The opportunity cost of the retraining may be gained for useful labor in part by providing competency standards via a provisional national-based license in a hospital system and have each hospital system assume the risk of hiring physicians which they deem qualified based on competency criteria and evaluating IMGs periodically, just as they do for hospital privileges. This will prevent lost labor when there are competent physicians in the United States which are dissuaded from pursuing medicine due to the innumerable hurdles they have to jump through.
Medical errors are common. We do need a licensing program to prevent physicians from prescribing treatments which do not work. However, the formation of state based licensing programs only increase bureaucratic waste, are not a call for regulation by the public, and only serve powerful interests which have the ability to change scope of practice laws for physicians. In fact, Veterans Administration facilities allow physicians who hold a license from any state to practice in any of their locations across the United States.
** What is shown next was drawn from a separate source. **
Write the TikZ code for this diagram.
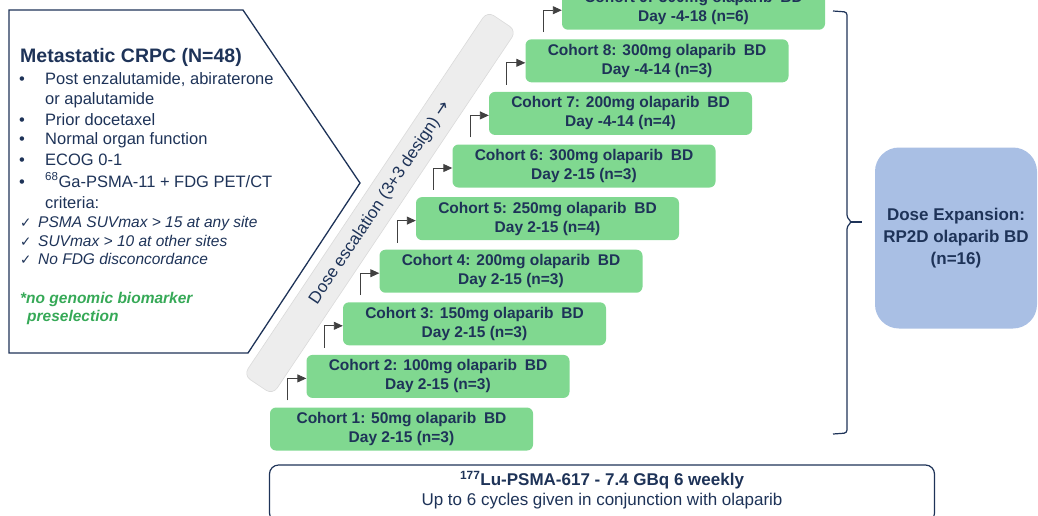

Patients should be more invested in who is providing their health, and focusing on whether they are qualified in meeting their unique health needs. Having a nationally agreed set of competency-based values set by the American Medical Association is needed to prevent against quacks, but consumers should be able to decide, amongst a plethora of providers, who will provide them the best care and be more involved in combating illness. Self-reliance in health incentivizes preventative measures and protecting health, but also serves as a check on hot your doctor is treating the patient. Providers, in turn, would need to compete and provide the best services to patients, forcing them to innovate in a cycle which benefits providers and patients rather than bureaucratic officials.